Cost of a funeral

The average cost of a funeral in 2012 was £3,456, an increase of 80 per cent since 2004, according to Sun Life Direct. The average total cost with all expenses added including, probate, flowers and a headstone, was £9,556 in London and £6,096 in Wales, the least expensive.

The funeral director’s costs will usually consist of three elements; basic costs, various costs and extras.

1. Basic costs

These basic costs include the funeral director’s own fee, the cost of the hearse etc.

2. Various costs 

These various costs are called disbursements and are payments that the funeral director will make on your behalf. They may include the minister’s fee for conducting the funeral service, doctor’s fees and cremation or burial fee.

3. Additional costs

These extra costs may include such items as flowers, order of service sheets, a better quality coffin, another car for the mourners, a memorial and venue hire and catering for a gathering after the funeral.

Situation regarding VAT

In general, the funeral director’s bill and the cost of the burial or cremation will be VAT exempt. However, the following costs are not exempt and VAT will need to added on these items at a rate of 20%:

1. Flowers, wreaths, announcement cards, headstones, plaques and other commemorative items;

2. The coffin or urn when not sold as part as a funeral package;

3. A newspaper announcement;

4. The costs incurred in the catering of a gathering following the funeral; and

5. The hire of a hearse or a limo if the funeral director doesn’t provide the driver.

Complicating factors

This breakdown of the underlying costs is sometimes difficult to obtain as funerals are often sold as an overall package. A further complicating factor is that each funeral director has a different way of describing costs.

Costs can vary considerably

These prices can vary considerably; for example, a coffin can cost from between a few hundred pounds and a few thousand. To avoid problems later on, it is therefore essential you understand completely at the outset what you are agreeing to purchase.

Ways to reduce the cost

There are a number of ways that the cost of the funeral can be cut. The problem you will face is that time is short and with emotionally distraught family members it may not be easy to reach agreement on reducing specific items of expenditure.

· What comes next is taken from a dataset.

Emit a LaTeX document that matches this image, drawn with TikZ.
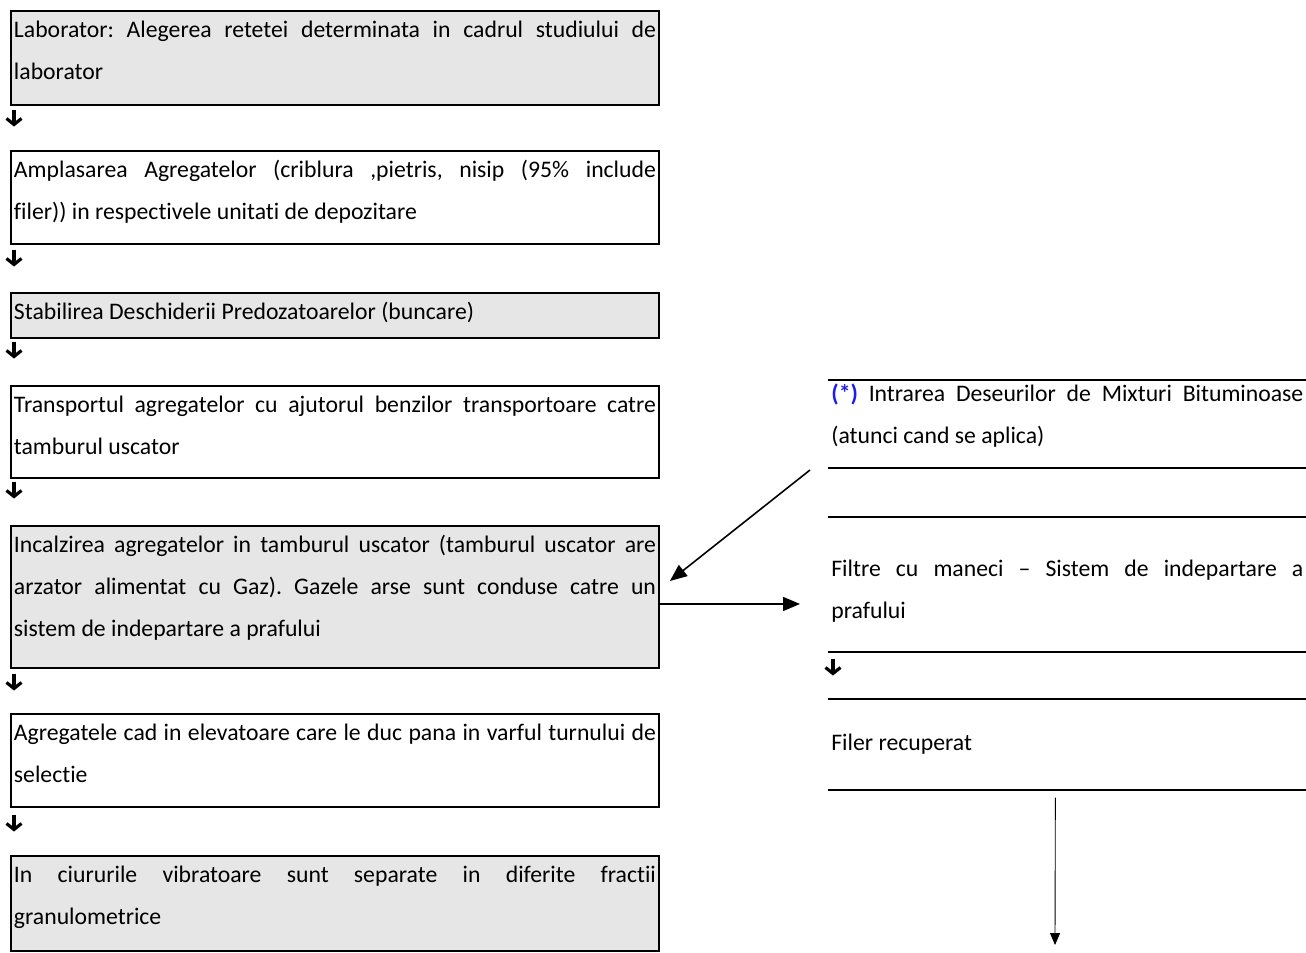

Here are a few items that you might want to consider:

Minister or humanist celebrant

There is no legal requirement to have an officiant take the funeral service. You might want to conduct your own service if the person who has died was not religious and the funeral ceremony is not on consecrated ground.

Orders of service

You should consider arranging the printing of your own orders of service or indeed designing and printing them yourself.

Flowers in the church

Instead of using expensive flowers from a florist you could ask family and friends to bring flowers from their gardens.

The coffin

You should check the price of coffins with the funeral director and also elsewhere. Alternative types of coffins are increasingly being used including coffins made of willow or cardboard.

Pall bearers

Rather than using professional pall bearers you may want to use family members and friends.


Instead of using professional caterers you could consider asking family and friends to bring cakes and sandwiches.

Grave digger

Some cemeteries and natural burial grounds allow the family to dig the grave. To avoid any possible problems, you need to obtain written consent of the appropriate authorities beforehand.


The headstone will not be placed in position until the grave has settled. This is usually done nine to twelve months after the burial. You should consider contacting a stone mason directly to prepare and position the headstone.

Hygiene treatment

You should be aware that embalming is not necessary unless the body of the deceased is going to be viewed before the funeral.

Please note

The information which we provide through Lasting Post is in outline for information or educational purposes only. The information is not a substitute for the professional judgment of a solicitor, accountant or other professional adviser. We cannot guarantee that information provided by Lasting Post will meet your individual needs, as this will very much depend on your individual circumstances. You should therefore use the information only as a starting point for your enquiries.